A representação midiática do Nordeste, muitas vezes, cai na armadilha do exotismo, retratando a região como um lugar pitoresco e atrasado, em vez de reconhecer sua complexidade, modernidade, beleza e, acima de tudo, sua originalidade. A tentativa de reprodução de sotaques alheios mais contribui para uma simplificação e distorção, do que qualquer outra coisa.

Além disso, é importante lembrar que atores nordestinos muitas vezes são “orientados” a mudar seus sotaques para se adequar a papéis em novelas e outras produções pois enfrentam constantemente a xenofobia. Foi o caso de Silvério Pereira, natural de Mombaça, no Ceará. O ator chegou a revelar que já “foi alvo de comentários debochados e que mudou seu sotaque após sofrer preconceito”.

Já o pernambucano, Renato Góes, e a paraibana Isadora Cruz, protagonistas na novela Mar do Sertão, exibida na rede Globo de televisão em 2022, tiveram um cenário diferente da maioria e puderam trabalhar ao lado de mais atores da região e sem a necessidade de mudar seus sotaques de origem.

Ambos foram ao programa Conversa com Bial para falar sobre essa experiência e já na abertura do programa, Pedro Bial chega a enfatizar que eles não tiveram que neutralizar seus sotaques, e que ali era um espaço livre, onde o “nordestinês” poderia ser falado.

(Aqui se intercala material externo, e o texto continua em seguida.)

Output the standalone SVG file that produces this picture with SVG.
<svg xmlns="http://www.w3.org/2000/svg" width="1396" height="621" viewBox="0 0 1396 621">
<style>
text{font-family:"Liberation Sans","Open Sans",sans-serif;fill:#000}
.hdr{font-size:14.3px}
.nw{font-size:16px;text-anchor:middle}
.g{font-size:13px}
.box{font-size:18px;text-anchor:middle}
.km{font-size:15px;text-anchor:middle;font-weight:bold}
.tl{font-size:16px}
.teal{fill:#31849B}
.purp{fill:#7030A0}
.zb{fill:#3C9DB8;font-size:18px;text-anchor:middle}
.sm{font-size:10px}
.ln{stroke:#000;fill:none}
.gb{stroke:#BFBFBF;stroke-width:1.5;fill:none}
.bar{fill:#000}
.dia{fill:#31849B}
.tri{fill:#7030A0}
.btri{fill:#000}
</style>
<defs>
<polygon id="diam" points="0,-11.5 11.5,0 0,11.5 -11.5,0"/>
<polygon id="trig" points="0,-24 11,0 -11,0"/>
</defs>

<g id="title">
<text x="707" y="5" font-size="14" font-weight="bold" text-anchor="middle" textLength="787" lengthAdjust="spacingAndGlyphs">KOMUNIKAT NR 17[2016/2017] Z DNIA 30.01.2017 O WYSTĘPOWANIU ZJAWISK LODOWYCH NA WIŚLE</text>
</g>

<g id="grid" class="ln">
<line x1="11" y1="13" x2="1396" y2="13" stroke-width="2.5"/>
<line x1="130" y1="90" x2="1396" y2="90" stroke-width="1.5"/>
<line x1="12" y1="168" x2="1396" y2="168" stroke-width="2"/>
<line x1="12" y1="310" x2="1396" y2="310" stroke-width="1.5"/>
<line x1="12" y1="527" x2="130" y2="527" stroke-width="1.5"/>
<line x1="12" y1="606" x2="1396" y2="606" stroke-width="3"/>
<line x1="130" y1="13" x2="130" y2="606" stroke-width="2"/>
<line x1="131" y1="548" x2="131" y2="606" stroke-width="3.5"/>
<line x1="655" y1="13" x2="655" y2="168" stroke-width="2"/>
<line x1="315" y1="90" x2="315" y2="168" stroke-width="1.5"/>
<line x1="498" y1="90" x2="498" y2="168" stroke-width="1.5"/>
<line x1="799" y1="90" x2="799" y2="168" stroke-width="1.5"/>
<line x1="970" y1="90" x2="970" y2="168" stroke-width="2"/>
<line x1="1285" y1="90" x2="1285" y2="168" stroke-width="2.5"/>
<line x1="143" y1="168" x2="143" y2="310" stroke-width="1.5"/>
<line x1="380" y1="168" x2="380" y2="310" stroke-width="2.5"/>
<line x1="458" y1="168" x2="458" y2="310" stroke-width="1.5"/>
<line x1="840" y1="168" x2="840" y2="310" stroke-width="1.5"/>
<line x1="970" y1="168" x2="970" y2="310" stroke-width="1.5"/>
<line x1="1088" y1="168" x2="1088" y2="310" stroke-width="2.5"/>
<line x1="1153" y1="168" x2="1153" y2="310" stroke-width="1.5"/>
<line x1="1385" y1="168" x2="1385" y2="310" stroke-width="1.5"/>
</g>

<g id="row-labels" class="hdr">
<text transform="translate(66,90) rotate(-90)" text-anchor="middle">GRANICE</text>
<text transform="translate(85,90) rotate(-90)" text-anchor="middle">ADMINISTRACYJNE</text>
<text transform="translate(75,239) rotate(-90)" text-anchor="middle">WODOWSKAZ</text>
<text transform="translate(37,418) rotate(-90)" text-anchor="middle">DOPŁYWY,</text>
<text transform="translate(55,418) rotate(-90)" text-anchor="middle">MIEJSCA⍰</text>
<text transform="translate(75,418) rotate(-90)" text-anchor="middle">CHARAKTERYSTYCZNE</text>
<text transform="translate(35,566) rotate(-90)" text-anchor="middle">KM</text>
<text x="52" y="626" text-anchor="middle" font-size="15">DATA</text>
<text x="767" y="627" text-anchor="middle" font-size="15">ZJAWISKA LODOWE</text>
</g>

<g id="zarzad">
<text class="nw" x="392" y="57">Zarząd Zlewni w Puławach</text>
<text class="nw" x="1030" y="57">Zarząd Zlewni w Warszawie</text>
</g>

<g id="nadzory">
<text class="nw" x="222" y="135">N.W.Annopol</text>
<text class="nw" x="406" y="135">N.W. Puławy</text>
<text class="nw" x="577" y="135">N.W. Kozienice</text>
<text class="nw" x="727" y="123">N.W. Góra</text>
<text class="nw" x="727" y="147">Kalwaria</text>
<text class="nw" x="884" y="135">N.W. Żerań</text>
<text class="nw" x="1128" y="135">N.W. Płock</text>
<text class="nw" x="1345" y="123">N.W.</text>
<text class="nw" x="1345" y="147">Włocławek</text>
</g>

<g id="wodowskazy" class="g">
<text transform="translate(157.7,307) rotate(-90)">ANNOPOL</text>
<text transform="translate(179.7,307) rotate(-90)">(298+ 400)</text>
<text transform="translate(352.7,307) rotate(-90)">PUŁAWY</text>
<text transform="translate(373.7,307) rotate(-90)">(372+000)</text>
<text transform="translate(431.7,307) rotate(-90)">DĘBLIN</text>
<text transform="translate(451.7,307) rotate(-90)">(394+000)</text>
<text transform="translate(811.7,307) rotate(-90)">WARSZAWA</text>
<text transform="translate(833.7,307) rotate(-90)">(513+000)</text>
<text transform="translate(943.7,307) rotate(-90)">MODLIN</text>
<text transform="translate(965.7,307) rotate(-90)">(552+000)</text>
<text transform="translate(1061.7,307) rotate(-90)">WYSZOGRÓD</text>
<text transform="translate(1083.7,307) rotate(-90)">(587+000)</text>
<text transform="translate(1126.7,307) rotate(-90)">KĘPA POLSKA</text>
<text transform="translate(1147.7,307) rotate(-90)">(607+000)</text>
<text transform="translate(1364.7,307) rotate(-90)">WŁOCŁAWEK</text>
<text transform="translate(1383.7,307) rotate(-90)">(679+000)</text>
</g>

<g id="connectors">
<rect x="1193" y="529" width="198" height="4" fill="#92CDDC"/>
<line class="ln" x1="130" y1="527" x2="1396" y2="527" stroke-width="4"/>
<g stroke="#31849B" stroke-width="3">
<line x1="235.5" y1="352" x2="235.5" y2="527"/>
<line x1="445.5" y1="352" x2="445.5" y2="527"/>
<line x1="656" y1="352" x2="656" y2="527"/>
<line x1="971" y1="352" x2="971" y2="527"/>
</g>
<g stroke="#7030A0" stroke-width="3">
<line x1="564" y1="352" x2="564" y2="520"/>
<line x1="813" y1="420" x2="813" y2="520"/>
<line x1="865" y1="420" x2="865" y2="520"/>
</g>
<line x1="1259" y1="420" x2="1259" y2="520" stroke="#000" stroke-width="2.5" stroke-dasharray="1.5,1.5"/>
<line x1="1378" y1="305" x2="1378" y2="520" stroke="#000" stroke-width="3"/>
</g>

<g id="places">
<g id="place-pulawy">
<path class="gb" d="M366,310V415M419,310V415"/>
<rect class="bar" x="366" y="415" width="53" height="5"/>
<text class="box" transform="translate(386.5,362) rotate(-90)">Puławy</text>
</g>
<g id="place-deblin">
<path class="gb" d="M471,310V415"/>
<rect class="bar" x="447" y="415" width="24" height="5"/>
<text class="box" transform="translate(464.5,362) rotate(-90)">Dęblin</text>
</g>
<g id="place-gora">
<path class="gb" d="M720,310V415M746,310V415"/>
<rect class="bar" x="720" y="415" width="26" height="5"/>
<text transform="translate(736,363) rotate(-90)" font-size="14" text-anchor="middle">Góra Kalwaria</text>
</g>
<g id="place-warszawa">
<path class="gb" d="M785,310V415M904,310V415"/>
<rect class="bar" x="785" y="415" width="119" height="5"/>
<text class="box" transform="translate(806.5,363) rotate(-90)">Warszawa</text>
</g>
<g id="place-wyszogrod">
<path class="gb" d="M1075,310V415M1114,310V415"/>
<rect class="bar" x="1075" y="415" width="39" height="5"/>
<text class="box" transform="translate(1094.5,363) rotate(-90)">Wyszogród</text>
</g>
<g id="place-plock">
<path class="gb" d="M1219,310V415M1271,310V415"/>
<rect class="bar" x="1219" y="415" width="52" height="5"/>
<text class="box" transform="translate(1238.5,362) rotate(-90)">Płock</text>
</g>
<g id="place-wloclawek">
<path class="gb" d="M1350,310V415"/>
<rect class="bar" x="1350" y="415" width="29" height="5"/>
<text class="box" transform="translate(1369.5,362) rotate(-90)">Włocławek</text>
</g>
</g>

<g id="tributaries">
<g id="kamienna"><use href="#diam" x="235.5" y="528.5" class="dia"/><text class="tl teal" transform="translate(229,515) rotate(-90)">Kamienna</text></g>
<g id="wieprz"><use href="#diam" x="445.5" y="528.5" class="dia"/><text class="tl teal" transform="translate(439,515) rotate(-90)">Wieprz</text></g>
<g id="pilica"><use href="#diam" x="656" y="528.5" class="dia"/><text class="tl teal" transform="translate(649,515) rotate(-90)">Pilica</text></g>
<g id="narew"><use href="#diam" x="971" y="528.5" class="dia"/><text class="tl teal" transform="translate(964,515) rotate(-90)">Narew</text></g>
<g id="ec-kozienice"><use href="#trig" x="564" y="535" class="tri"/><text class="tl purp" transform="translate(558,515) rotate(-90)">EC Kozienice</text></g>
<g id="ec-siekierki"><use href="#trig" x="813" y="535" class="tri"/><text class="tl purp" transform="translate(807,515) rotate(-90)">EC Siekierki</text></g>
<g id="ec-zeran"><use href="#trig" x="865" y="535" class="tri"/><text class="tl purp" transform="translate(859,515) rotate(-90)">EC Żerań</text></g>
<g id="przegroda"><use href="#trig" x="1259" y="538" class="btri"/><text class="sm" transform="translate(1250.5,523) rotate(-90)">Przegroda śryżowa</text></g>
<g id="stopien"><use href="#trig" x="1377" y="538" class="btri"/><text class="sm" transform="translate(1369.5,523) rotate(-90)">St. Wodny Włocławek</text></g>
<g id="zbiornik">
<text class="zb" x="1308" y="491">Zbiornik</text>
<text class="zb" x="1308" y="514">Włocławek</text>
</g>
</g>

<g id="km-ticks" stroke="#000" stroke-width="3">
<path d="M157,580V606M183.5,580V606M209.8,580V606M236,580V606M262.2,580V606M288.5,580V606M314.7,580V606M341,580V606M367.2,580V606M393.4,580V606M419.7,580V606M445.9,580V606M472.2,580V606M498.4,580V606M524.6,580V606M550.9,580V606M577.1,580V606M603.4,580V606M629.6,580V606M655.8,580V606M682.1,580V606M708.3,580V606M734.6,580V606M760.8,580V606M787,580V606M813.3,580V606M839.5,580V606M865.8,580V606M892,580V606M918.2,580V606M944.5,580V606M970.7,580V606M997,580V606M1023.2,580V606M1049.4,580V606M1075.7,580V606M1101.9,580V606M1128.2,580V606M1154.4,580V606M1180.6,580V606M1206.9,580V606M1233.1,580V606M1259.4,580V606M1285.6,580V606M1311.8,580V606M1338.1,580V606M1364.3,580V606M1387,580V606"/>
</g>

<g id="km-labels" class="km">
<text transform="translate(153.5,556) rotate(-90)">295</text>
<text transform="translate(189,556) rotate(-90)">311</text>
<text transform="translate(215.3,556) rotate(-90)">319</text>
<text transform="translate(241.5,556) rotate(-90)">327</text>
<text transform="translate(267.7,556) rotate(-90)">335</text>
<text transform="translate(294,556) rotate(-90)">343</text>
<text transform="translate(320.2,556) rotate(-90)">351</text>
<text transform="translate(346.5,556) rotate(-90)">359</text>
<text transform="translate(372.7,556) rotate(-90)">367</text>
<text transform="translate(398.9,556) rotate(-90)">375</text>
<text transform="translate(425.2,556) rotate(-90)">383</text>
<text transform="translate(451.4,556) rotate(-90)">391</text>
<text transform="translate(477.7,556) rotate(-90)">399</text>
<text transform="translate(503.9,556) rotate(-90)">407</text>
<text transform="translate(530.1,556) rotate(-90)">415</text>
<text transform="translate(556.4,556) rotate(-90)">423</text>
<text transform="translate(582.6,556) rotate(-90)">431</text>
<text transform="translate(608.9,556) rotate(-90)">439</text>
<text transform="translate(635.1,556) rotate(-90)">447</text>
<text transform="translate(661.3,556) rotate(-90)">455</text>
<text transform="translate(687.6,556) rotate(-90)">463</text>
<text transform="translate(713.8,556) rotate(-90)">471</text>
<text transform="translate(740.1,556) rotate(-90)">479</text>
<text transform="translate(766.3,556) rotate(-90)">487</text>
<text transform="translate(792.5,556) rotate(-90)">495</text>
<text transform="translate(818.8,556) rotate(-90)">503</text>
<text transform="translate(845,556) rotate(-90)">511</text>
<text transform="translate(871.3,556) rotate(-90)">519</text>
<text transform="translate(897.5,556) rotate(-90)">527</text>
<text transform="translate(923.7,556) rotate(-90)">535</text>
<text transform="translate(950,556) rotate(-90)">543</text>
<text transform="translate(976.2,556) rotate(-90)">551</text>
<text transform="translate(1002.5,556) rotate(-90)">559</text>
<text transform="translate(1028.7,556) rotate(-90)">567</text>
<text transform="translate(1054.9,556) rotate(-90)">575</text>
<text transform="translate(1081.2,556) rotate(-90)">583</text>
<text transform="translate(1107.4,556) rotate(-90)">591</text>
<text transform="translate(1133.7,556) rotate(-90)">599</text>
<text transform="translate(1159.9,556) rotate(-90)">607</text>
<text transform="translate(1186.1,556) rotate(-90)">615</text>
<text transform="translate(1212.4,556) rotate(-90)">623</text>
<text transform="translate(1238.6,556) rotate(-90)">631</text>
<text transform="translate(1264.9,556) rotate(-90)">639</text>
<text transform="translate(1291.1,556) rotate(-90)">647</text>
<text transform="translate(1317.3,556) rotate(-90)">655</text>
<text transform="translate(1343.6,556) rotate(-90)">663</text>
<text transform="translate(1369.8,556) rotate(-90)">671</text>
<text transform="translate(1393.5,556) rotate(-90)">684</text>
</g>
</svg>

Na entrevista exibida no dia 13 de março de 2023, Isadora diz que já foi bastante aconselhada a mudar de sotaque não apenas atuando, mas “na vida”, caso contrário, ela não conseguiria trabalhos, isso porque as pessoas nunca iam conseguir enxerga-la fora do sotaque.

Frame do programa “conversa com bial” – Reprodução: Globoblay

Isso demonstra um desrespeito à diversidade linguística e cultural do audiovisual brasileiro, uma hipocrisia escancarada, além de reforçar a hierarquização de sotaques dentro da própria nação. Quem foi que inventou que a fonética das palavras não é ‘natural’ quando se é nascido no Nordeste? 

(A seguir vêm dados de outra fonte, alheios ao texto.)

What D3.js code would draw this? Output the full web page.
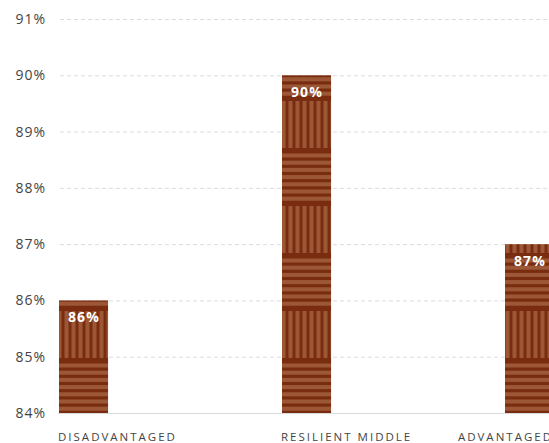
<!DOCTYPE html>
<html><head><meta charset="utf-8">
<script src="https://cdn.jsdelivr.net/npm/d3@7"></script>
<style>
html,body{margin:0;padding:0;background:#fff;overflow:hidden}
svg{display:block}
</style></head>
<body>
<script>
const categories = ["DISADVANTAGED", "RESILIENT MIDDLE", "ADVANTAGED"];
const values = [86, 90, 87];
const yTicks = [84, 85, 86, 87, 88, 89, 90, 91];

const W = 549, H = 443;
const svg = d3.select("body").append("svg").attr("width", W).attr("height", H);

const y = d3.scaleLinear().domain([84, 91]).range([413, 19]);
const x = d3.scaleBand().domain(categories).range([59, 554.06]).paddingInner(0.78).paddingOuter(0).align(0);

// pattern
const dark = "#7a2c10", light = "#9c5836";
const defs = svg.append("defs");
const pat = defs.append("pattern").attr("id", "weave").attr("patternUnits", "userSpaceOnUse")
  .attr("x", 0).attr("y", 413).attr("width", 7).attr("height", 105);
pat.append("rect").attr("width", 7).attr("height", 105).attr("fill", dark);
// vertical block 0..52.5
pat.append("rect").attr("x", 1.5).attr("y", 3).attr("width", 4).attr("height", 47).attr("fill", light);
// horizontal block 52.5..105
for (let i = 0; i < 7; i++) {
  pat.append("rect").attr("x", 0).attr("y", 55.5 + i * 7.2).attr("width", 7).attr("height", 4).attr("fill", light);
}

const font = "'Open Sans', sans-serif";

// grid
const g = svg.append("g");
g.selectAll("line.grid").data(yTicks.filter(d => d !== 84)).enter().append("line")
  .attr("x1", 60).attr("x2", W).attr("y1", d => y(d) + 0.5).attr("y2", d => y(d) + 0.5)
  .attr("stroke", "#dcdcdc").attr("stroke-dasharray", "4,3").attr("stroke-width", 1);
g.append("line").attr("x1", 58).attr("x2", W).attr("y1", y(84) + 0.5).attr("y2", y(84) + 0.5)
  .attr("stroke", "#d9d9d9").attr("stroke-width", 1.2);

// y labels
g.selectAll("text.yl").data(yTicks).enter().append("text")
  .attr("x", 46).attr("y", d => y(d) + 5).attr("text-anchor", "end")
  .attr("font-family", font).attr("font-size", 14).attr("letter-spacing", 1).attr("fill", "#444")
  .text(d => d + "%");

// bars
g.selectAll("rect.bar").data(values).enter().append("rect")
  .attr("x", (d, i) => x(categories[i])).attr("y", d => y(d))
  .attr("width", x.bandwidth()).attr("height", d => y(84) - y(d))
  .attr("fill", "url(#weave)");

// value labels
g.selectAll("text.vl").data(values).enter().append("text")
  .attr("x", (d, i) => x(categories[i]) + x.bandwidth() / 2 + 0.5).attr("y", d => y(d) + 21.5)
  .attr("text-anchor", "middle").attr("font-family", font).attr("font-weight", "bold")
  .attr("font-size", 14).attr("letter-spacing", 1.2).attr("fill", "#fff").text(d => d + "%");

// x labels
g.selectAll("text.xl").data(categories).enter().append("text")
  .attr("x", (d, i) => i < 2 ? x(d) - 1 : 553)
  .attr("y", 441).attr("text-anchor", (d, i) => i < 2 ? "start" : "end")
  .attr("font-family", font).attr("font-size", 11.5).attr("letter-spacing", 2)
  .attr("fill", "#444").text(d => d);
</script>
</body></html>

Para promover uma representação mais autêntica e inclusiva do Nordeste  brasileiro, é fundamental que os produtores de audiovisual valorizem e incentivem a participação de atores nordestinos em papéis que reflitam a diversidade da região. Como foi o caso da Novela Mar do Sertão, que teve cerca de 20 atores nordestinos atuando, um recorde repercutido em portais, com extrema naturalidade. Além disso, é necessário um esforço coletivo para desconstruir estereótipos e combater a xenofobia linguística, promovendo o respeito e a valorização de todas as formas de falar e ser brasileiro.